(The request): Can you set down, exactly as they appear below, the lines from the opening of the material through the one bearing "(pick) at (563,390)", minus the pictures?

(Data segment):
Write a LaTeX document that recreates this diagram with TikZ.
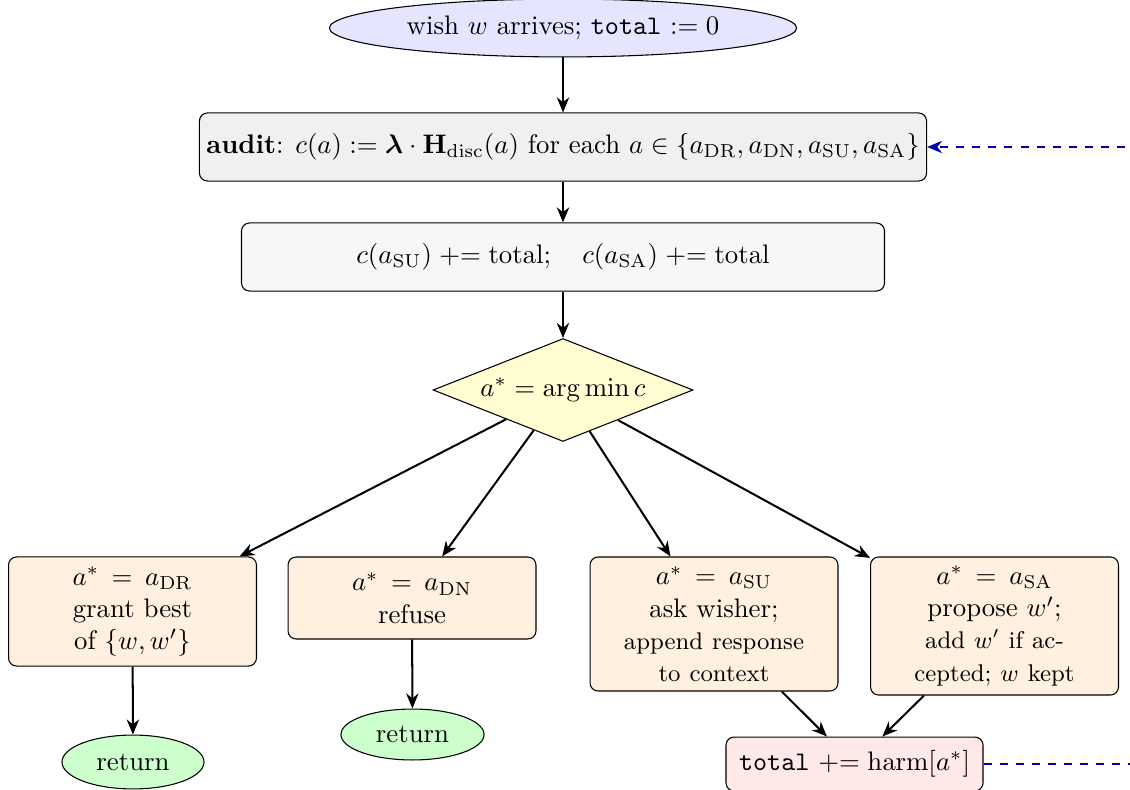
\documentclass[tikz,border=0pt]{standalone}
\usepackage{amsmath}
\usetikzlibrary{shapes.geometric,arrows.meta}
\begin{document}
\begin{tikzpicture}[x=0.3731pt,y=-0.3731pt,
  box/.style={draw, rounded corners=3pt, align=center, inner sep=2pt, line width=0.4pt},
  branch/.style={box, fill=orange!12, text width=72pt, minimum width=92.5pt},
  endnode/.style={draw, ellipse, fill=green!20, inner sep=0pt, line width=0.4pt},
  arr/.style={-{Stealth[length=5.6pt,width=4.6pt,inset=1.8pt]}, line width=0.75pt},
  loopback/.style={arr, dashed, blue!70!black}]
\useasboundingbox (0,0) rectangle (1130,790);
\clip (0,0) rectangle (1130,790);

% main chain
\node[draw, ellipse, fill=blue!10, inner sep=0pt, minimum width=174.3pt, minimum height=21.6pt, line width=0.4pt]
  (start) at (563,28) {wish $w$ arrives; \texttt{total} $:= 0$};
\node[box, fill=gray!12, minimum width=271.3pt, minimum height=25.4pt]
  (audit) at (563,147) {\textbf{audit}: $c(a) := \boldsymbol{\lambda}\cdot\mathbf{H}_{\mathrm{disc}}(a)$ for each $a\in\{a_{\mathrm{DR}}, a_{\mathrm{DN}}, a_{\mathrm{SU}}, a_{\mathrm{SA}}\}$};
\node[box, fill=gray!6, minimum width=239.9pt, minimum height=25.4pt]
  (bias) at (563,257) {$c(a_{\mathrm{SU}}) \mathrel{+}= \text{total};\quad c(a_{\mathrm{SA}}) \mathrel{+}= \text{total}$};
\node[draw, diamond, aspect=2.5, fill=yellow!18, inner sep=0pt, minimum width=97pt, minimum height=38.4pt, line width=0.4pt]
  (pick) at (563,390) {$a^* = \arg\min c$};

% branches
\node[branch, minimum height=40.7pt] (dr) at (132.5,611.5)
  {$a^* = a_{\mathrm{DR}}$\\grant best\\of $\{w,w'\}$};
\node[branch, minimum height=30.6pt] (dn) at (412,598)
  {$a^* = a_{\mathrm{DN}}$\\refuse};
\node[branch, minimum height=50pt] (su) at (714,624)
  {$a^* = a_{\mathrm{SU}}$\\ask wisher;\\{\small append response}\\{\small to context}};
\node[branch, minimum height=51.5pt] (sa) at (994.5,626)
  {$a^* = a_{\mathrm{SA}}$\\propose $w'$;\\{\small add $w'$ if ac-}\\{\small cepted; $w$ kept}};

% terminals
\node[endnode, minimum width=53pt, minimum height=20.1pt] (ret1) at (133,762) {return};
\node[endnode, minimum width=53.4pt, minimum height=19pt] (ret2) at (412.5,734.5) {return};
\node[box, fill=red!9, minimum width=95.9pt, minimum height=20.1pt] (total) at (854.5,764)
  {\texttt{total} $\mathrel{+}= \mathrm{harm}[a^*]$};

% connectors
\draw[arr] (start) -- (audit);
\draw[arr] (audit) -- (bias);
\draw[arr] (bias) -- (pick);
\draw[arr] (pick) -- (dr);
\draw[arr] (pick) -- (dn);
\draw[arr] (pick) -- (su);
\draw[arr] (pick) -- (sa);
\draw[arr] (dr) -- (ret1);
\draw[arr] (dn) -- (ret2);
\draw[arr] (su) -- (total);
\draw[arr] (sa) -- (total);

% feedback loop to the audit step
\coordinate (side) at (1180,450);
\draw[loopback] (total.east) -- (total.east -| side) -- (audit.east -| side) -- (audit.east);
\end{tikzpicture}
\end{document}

(Exercise response):
Write a LaTeX document that recreates this diagram with TikZ.
\documentclass[tikz,border=0pt]{standalone}
\usepackage{amsmath}
\usetikzlibrary{shapes.geometric,arrows.meta}
\begin{document}
\begin{tikzpicture}[x=0.3731pt,y=-0.3731pt,
  box/.style={draw, rounded corners=3pt, align=center, inner sep=2pt, line width=0.4pt},
  branch/.style={box, fill=orange!12, text width=72pt, minimum width=92.5pt},
  endnode/.style={draw, ellipse, fill=green!20, inner sep=0pt, line width=0.4pt},
  arr/.style={-{Stealth[length=5.6pt,width=4.6pt,inset=1.8pt]}, line width=0.75pt},
  loopback/.style={arr, dashed, blue!70!black}]
\useasboundingbox (0,0) rectangle (1130,790);
\clip (0,0) rectangle (1130,790);

% main chain
\node[draw, ellipse, fill=blue!10, inner sep=0pt, minimum width=174.3pt, minimum height=21.6pt, line width=0.4pt]
  (start) at (563,28) {wish $w$ arrives; \texttt{total} $:= 0$};
\node[box, fill=gray!12, minimum width=271.3pt, minimum height=25.4pt]
  (audit) at (563,147) {\textbf{audit}: $c(a) := \boldsymbol{\lambda}\cdot\mathbf{H}_{\mathrm{disc}}(a)$ for each $a\in\{a_{\mathrm{DR}}, a_{\mathrm{DN}}, a_{\mathrm{SU}}, a_{\mathrm{SA}}\}$};
\node[box, fill=gray!6, minimum width=239.9pt, minimum height=25.4pt]
  (bias) at (563,257) {$c(a_{\mathrm{SU}}) \mathrel{+}= \text{total};\quad c(a_{\mathrm{SA}}) \mathrel{+}= \text{total}$};
\node[draw, diamond, aspect=2.5, fill=yellow!18, inner sep=0pt, minimum width=97pt, minimum height=38.4pt, line width=0.4pt]
  (pick) at (563,390) {$a^* = \arg\min c$};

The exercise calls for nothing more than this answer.